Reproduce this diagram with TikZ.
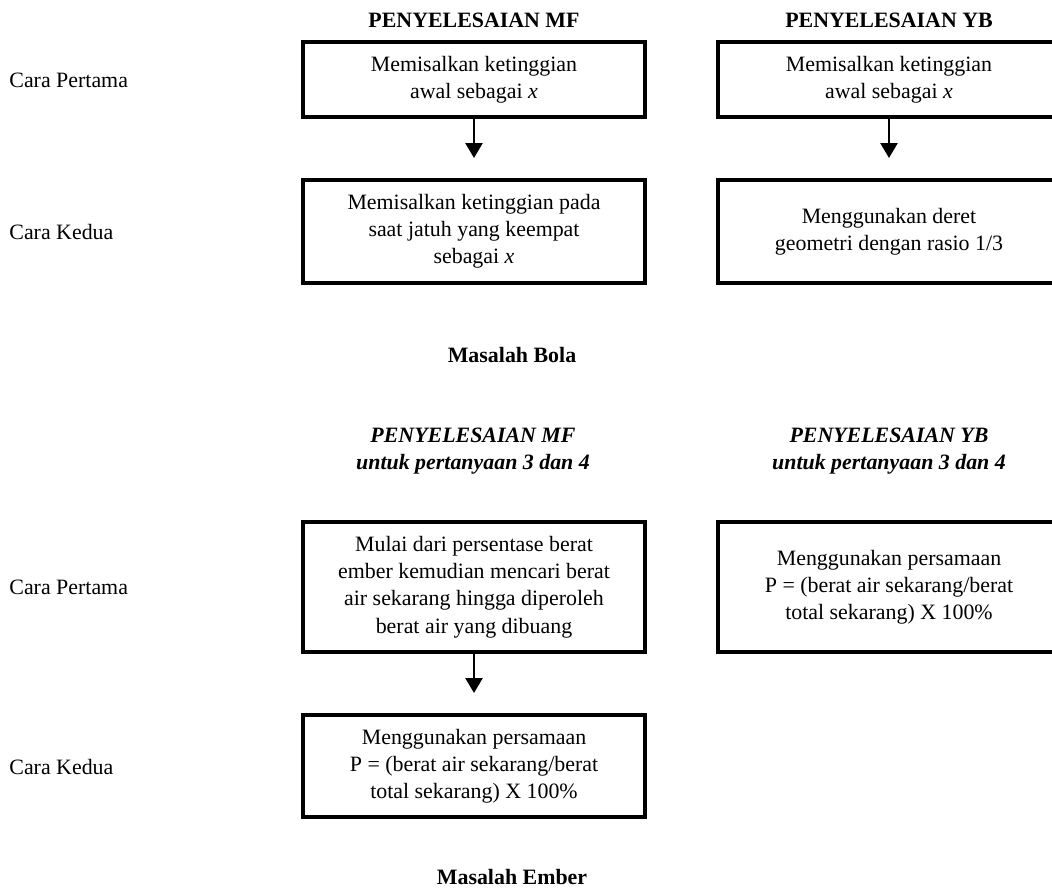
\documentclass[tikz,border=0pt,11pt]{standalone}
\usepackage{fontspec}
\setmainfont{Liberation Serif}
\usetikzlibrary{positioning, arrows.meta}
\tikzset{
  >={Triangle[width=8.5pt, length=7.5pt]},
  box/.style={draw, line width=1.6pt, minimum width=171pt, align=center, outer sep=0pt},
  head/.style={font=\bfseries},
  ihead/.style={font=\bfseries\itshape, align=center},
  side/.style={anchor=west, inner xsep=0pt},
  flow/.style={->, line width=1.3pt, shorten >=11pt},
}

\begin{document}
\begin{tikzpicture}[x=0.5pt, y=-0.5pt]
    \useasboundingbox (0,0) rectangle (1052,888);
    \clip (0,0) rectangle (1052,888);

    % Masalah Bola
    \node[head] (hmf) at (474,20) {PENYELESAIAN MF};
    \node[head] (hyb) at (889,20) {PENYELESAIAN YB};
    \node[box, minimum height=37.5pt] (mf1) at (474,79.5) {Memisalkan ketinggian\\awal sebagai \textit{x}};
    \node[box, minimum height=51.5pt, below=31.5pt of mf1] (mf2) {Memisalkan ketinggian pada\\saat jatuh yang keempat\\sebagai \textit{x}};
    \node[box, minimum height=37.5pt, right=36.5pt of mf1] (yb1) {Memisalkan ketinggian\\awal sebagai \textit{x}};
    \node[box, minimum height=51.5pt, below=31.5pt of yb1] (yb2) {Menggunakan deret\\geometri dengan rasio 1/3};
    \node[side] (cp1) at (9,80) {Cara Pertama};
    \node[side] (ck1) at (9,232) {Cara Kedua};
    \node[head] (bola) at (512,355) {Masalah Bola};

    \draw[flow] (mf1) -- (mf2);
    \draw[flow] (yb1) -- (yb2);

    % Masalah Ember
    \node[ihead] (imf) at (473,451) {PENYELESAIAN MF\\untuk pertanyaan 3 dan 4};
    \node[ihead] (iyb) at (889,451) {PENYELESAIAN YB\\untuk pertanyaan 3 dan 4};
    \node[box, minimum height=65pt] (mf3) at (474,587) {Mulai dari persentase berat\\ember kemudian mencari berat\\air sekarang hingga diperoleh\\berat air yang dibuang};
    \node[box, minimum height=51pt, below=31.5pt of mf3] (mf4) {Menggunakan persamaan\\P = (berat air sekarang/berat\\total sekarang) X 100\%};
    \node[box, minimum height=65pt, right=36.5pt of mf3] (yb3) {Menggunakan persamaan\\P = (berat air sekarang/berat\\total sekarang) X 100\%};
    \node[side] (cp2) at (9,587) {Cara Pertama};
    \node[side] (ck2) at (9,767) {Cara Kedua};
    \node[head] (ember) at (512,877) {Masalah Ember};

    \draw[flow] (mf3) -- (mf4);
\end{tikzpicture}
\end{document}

* * * * * * *

**Direction:**
Write out the lines from the start of the material to the line with "(yb1) -- (yb2);", inclusive and exactly. Skip the pictures.

**Task solution:**
Reproduce this diagram with TikZ.
\documentclass[tikz,border=0pt,11pt]{standalone}
\usepackage{fontspec}
\setmainfont{Liberation Serif}
\usetikzlibrary{positioning, arrows.meta}
\tikzset{
  >={Triangle[width=8.5pt, length=7.5pt]},
  box/.style={draw, line width=1.6pt, minimum width=171pt, align=center, outer sep=0pt},
  head/.style={font=\bfseries},
  ihead/.style={font=\bfseries\itshape, align=center},
  side/.style={anchor=west, inner xsep=0pt},
  flow/.style={->, line width=1.3pt, shorten >=11pt},
}

\begin{document}
\begin{tikzpicture}[x=0.5pt, y=-0.5pt]
    \useasboundingbox (0,0) rectangle (1052,888);
    \clip (0,0) rectangle (1052,888);

    % Masalah Bola
    \node[head] (hmf) at (474,20) {PENYELESAIAN MF};
    \node[head] (hyb) at (889,20) {PENYELESAIAN YB};
    \node[box, minimum height=37.5pt] (mf1) at (474,79.5) {Memisalkan ketinggian\\awal sebagai \textit{x}};
    \node[box, minimum height=51.5pt, below=31.5pt of mf1] (mf2) {Memisalkan ketinggian pada\\saat jatuh yang keempat\\sebagai \textit{x}};
    \node[box, minimum height=37.5pt, right=36.5pt of mf1] (yb1) {Memisalkan ketinggian\\awal sebagai \textit{x}};
    \node[box, minimum height=51.5pt, below=31.5pt of yb1] (yb2) {Menggunakan deret\\geometri dengan rasio 1/3};
    \node[side] (cp1) at (9,80) {Cara Pertama};
    \node[side] (ck1) at (9,232) {Cara Kedua};
    \node[head] (bola) at (512,355) {Masalah Bola};

    \draw[flow] (mf1) -- (mf2);
    \draw[flow] (yb1) -- (yb2);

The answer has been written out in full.